Sunday, April 3, 2011

Spicy Black Beans

 Here's a simple way to spice up some plain canned beans for a tasty, healthy side dish.

1 16 ounce can black beans (drained and rinsed)
1 small white onion, chopped
1 small red bell pepper, chopped
3 cloves garlic, minced
1 tbsp cilantro, chopped
1 medium tomato, chopped (or substitute 2 tbsp canned tomato puree)
1 tsp cumin
1 tsp salt
1 tsp black pepper
1 tsp chili powder
1/2 tsp cayenne powder.
1 tbsp olive oil

Heat olive oil in a skillet.  Chop onion and add to pan.  While onion is cooking, since it takes a bit longer than the other vegetables, chop the rest of the fresh veggies.  Add those to pan.  Cook all of the vegetables until translucent and soft.  If using fresh tomato, add it along with the other veggies - if using tomato puree, add it at the end, once the vegetables are cooked through.

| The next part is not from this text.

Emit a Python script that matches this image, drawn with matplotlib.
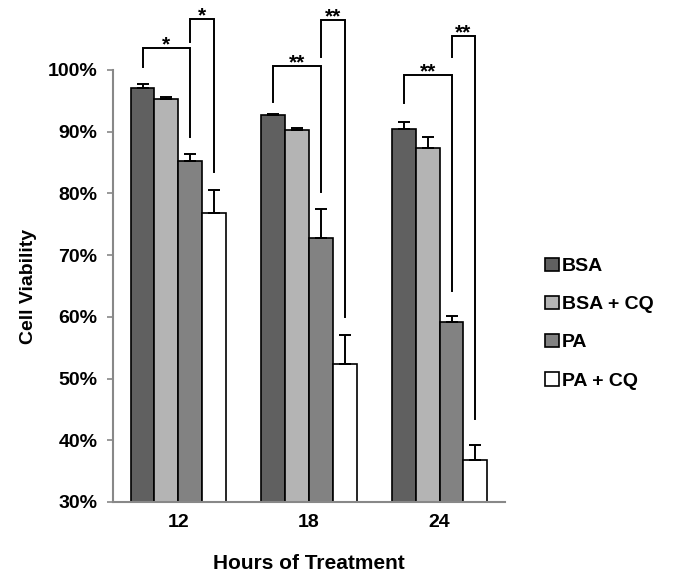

Add the beans, and spices, and mix gently.  Cook until just heated through, about 10 minutes, being careful to stir without squashing the beans.  Taste and add more salt and pepper, if necessary.

Tips:  I like to serve to serve this as a side dish with fish tacos, but it can also be served in tortillas by itself.  Another thing I have done to make this a bit more flavorful is add about 1/2 cup of chicken broth.